On Fri, 2006-06-02 at 09:56 -0400, Andrew Dunstan wrote: > Allow COPY to output from views FYI, there is a patch for this floating around -- I believe it was posted to -patches a few months back. > Another idea would be to allow actual SELECT statements in a COPY. > > Personally I strongly favor the second option as being more flexible > than the first. +1. -Neil
Neil Conway wrote: > On Fri, 2006-06-02 at 09:56 -0400, Andrew Dunstan wrote: > > Allow COPY to output from views > > FYI, there is a patch for this floating around -- I believe it was > posted to -patches a few months back. I have it. The pieces of it than I can use to implement the idea below, I'll try to rescue. I don't think it's that much though. > > Another idea would be to allow actual SELECT statements in a COPY. > > > > Personally I strongly favor the second option as being more flexible > > than the first. > > +1. Sounds like a plan. -- Alvaro Herrera http://www.CommandPrompt.com/ PostgreSQL Replication, Consulting, Custom Development, 24x7 support
Mark Woodward wrote: ... >>>> create table as select ...; followed by a copy of that table >>>> if it really is faster then just the usual select & fetch? >>> Why "create table?" >> Just to simulate and time the proposal. >> SELECT ... already works over the network and if COPY from a >> select (which would basically work like yet another wire >> protocol) isnt significantly faster, why bother? > > Because the format of COPY is a common transmiter/receiver for PostgreSQL, > like this: > > pg_dump -t mytable | psql -h target -c "COPY mytable FROM STDIN" > > With a more selective copy, you can use pretty much this mechanism to > limit a copy to a sumset of the records in a table. Ok, but why not just implement this into pg_dump or psql? Why bother the backend with that functionality? For example if you copy numbers, int4 (4 bytes) gets expanded to up to 10 bytes. Of course can get the same wire load if you use to_char() with regular select. >>> The idea is that you would have one or more redundent databases and use >>> the COPY TO/FROM to keep them up to date. >> Well, if you have databases you would have regular tables - and >> can use copy as it is now :-) > > But COPY copies all the records, not some of the records. yes, that would be the point in having them "up to date" and not "partially maybe something up to date" ;) COPY is fine for import of data, but for export I think it should be implemented in the frontend. Regards Tino
Tino Wildenhain <tino@wildenhain.de> writes: > Ok, but why not just implement this into pg_dump or psql? > Why bother the backend with that functionality? You're not seriously suggesting we reimplement evaluation of WHERE clauses on the client side, are you? regards, tom lane
> Mark Woodward wrote: > ... >>>>> create table as select ...; followed by a copy of that table >>>>> if it really is faster then just the usual select & fetch? >>>> Why "create table?" >>> Just to simulate and time the proposal. >>> SELECT ... already works over the network and if COPY from a >>> select (which would basically work like yet another wire >>> protocol) isnt significantly faster, why bother? >> >> Because the format of COPY is a common transmiter/receiver for >> PostgreSQL, >> like this: >> >> pg_dump -t mytable | psql -h target -c "COPY mytable FROM STDIN" >> >> With a more selective copy, you can use pretty much this mechanism to >> limit a copy to a sumset of the records in a table. > > Ok, but why not just implement this into pg_dump or psql? > Why bother the backend with that functionality? Because "COPY" runs on the back-end, not the front end, and the front end may not even be in the same city as the backend. When you issue a "COPY" the file it reads or writes local to the backend. True, the examples I gave may not show how that is important, but consider this: psql -h remote masterdb -c "COPY (select * from mytable where ID < xxlastxx) as mytable TO '/replicate_backup/mytable-060602.pgc'" This runs completely in the background and can serve as a running backup.

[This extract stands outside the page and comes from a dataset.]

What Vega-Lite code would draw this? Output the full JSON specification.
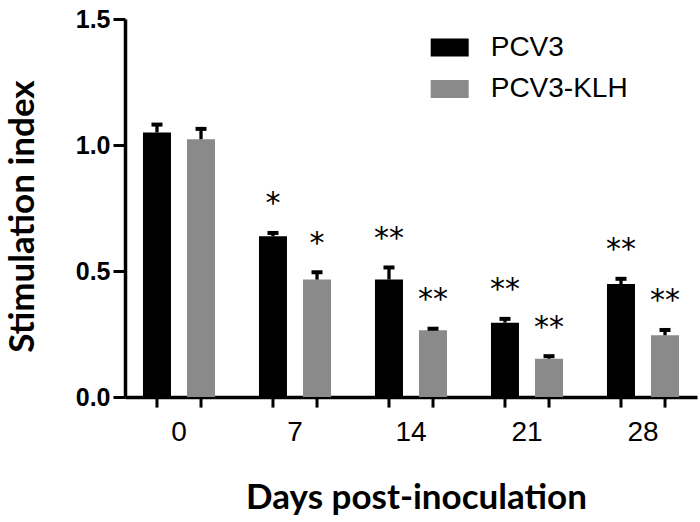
{
  "$schema": "https://vega.github.io/schema/vega-lite/v6.json",
  "width": 572,
  "height": 378,
  "autosize": "none",
  "padding": {"left": 125, "top": 19, "right": 3, "bottom": 125},
  "background": "white",
  "config": {"view": {"stroke": null}, "axis": {"grid": false}},
  "data": {
    "values": [
      {"day": "0", "group": "PCV3", "mean": 1.050, "upper": 1.081, "sig": ""},
      {"day": "0", "group": "PCV3-KLH", "mean": 1.023, "upper": 1.064, "sig": ""},
      {"day": "7", "group": "PCV3", "mean": 0.638, "upper": 0.651, "sig": "*"},
      {"day": "7", "group": "PCV3-KLH", "mean": 0.466, "upper": 0.495, "sig": "*"},
      {"day": "14", "group": "PCV3", "mean": 0.466, "upper": 0.514, "sig": "**"},
      {"day": "14", "group": "PCV3-KLH", "mean": 0.265, "upper": 0.271, "sig": "**"},
      {"day": "21", "group": "PCV3", "mean": 0.295, "upper": 0.310, "sig": "**"},
      {"day": "21", "group": "PCV3-KLH", "mean": 0.152, "upper": 0.162, "sig": "**"},
      {"day": "28", "group": "PCV3", "mean": 0.448, "upper": 0.469, "sig": "**"},
      {"day": "28", "group": "PCV3-KLH", "mean": 0.245, "upper": 0.266, "sig": "**"}
    ]
  },
  "encoding": {
    "x": {
      "field": "day",
      "type": "ordinal",
      "sort": ["0", "7", "14", "21", "28"],
      "scale": {"paddingInner": 0.379, "paddingOuter": 0.155},
      "axis": {
        "title": "Days post-inoculation",
        "labelAngle": 0,
        "ticks": false,
        "tickSize": 0,
        "labelFont": "Liberation Sans",
        "labelFontSize": 28,
        "labelColor": "black",
        "labelBaseline": "alphabetic",
        "labelPadding": 43,
        "domainColor": "black",
        "domainWidth": 3.5,
        "titleFont": "Lato",
        "titleFontWeight": "bold",
        "titleFontSize": 35,
        "titleColor": "black",
        "titleX": 291,
        "titleY": 111,
        "titleAlign": "center",
        "titleBaseline": "alphabetic"
      }
    },
    "xOffset": {
      "field": "group",
      "type": "nominal",
      "sort": ["PCV3", "PCV3-KLH"],
      "scale": {"paddingInner": 0.364, "paddingOuter": 0}
    }
  },
  "layer": [
    {
      "mark": {"type": "bar"},
      "encoding": {
        "y": {
          "field": "mean",
          "type": "quantitative",
          "scale": {"domain": [0, 1.5], "nice": false, "zero": true},
          "axis": {
            "title": "Stimulation index",
            "values": [0, 0.5, 1, 1.5],
            "format": ".1f",
            "labelFont": "Liberation Sans",
            "labelFontWeight": "bold",
            "labelFontSize": 25,
            "labelColor": "black",
            "labelPadding": 3,
            "tickSize": 12,
            "tickWidth": 3,
            "tickColor": "black",
            "domainColor": "black",
            "domainWidth": 3.5,
            "titleFont": "Lato",
            "titleFontWeight": "bold",
            "titleFontSize": 35,
            "titleColor": "black",
            "titleX": -92,
            "titleY": 197,
            "titleAngle": 270,
            "titleAlign": "center",
            "titleBaseline": "alphabetic"
          }
        },
        "color": {
          "field": "group",
          "type": "nominal",
          "scale": {"domain": ["PCV3", "PCV3-KLH"], "range": ["#000000", "#8a8a8a"]},
          "legend": {
            "orient": "none",
            "legendX": 305.7,
            "legendY": 9.5,
            "title": null,
            "padding": 0,
            "symbolType": "M-1,-0.4737H1V0.4737H-1Z",
            "symbolSize": 1444,
            "symbolStrokeWidth": 0,
            "symbolOpacity": 1,
            "labelFont": "Liberation Sans",
            "labelFontSize": 28,
            "labelColor": "black",
            "labelOffset": 22,
            "rowPadding": 8.5
          }
        }
      }
    },
    {
      "mark": {"type": "rule", "color": "black", "strokeWidth": 3.3},
      "encoding": {
        "y": {"field": "mean", "type": "quantitative"},
        "y2": {"field": "upper"}
      }
    },
    {
      "mark": {"type": "tick", "color": "black", "size": 11, "thickness": 4, "opacity": 1},
      "encoding": {
        "y": {"field": "upper", "type": "quantitative"}
      }
    },
    {
      "mark": {"type": "text", "font": "DejaVu Sans", "fontSize": 30, "dy": -19.5, "baseline": "alphabetic", "color": "black"},
      "encoding": {
        "y": {"field": "upper", "type": "quantitative"},
        "text": {"field": "sig"}
      }
    },
    {
      "mark": {"type": "rule", "color": "black", "strokeWidth": 3},
      "encoding": {
        "y": {"datum": 0},
        "y2": {"datum": -0.042}
      }
    }
  ]
}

Tom Lane wrote: > Tino Wildenhain <tino@wildenhain.de> writes: >> Ok, but why not just implement this into pg_dump or psql? >> Why bother the backend with that functionality? > > You're not seriously suggesting we reimplement evaluation of WHERE clauses > on the client side, are you? no, did I? But what is wrong with something like: \COPY 'SELECT foo,bar,baz FROM footable WHERE baz=5 ORDER BY foo' TO file|stdout which would just run the query (in the backend of course) and format the output just like copy would... I mean, ok, when its in the backend, its fine too (beside the data expansion if you dont implement compression...) but I thougt implementing in the frontend would be easier... Regards Tino
Mark Woodward wrote: ... >>> pg_dump -t mytable | psql -h target -c "COPY mytable FROM STDIN" >>> >>> With a more selective copy, you can use pretty much this mechanism to >>> limit a copy to a sumset of the records in a table. >> Ok, but why not just implement this into pg_dump or psql? >> Why bother the backend with that functionality? > > Because "COPY" runs on the back-end, not the front end, and the front end > may not even be in the same city as the backend. When you issue a "COPY" > the file it reads or writes local to the backend. True, the examples I > gave may not show how that is important, but consider this: We were talking about COPY to stdout :-) Copy to file is another issue :-) Copy to (server fs) file has so many limitations I dont see wide use for it. (Of course there are usecases) > psql -h remote masterdb -c "COPY (select * from mytable where ID < > xxlastxx) as mytable TO '/replicate_backup/mytable-060602.pgc'" > > This runs completely in the background and can serve as a running backup. And you are sure it would be much faster then a server local running psql just dumping the result of a query? (And you could more easy avoid raceconditions in contrast to several remote clients trying to trigger your above backup ) But what do I know... I was just asking :-) Regards Tino
On Fri, Jun 02, 2006 at 09:56:07AM -0400, Andrew Dunstan wrote: > Mark Woodward wrote: > >Tom had posted a question about file compression with copy. I thought > >about it, and I want to through this out and see if anyone things it is a > >good idea. > > > >Currently, the COPY command only copies a table, what if it could operate > >with a query, as: > > > >COPY (select * from mytable where foo='bar') as BAR TO stdout > > > > > > Isn't this already being worked on? The TODO list says: > > Allow COPY to output from views > Another idea would be to allow actual SELECT statements in a COPY. > > Personally I strongly favor the second option as being more flexible > than the first. +1 :) Cheers, D -- David Fetter <david@fetter.org> http://fetter.org/ phone: +1 415 235 3778 AIM: dfetter666 Skype: davidfetter Remember to vote!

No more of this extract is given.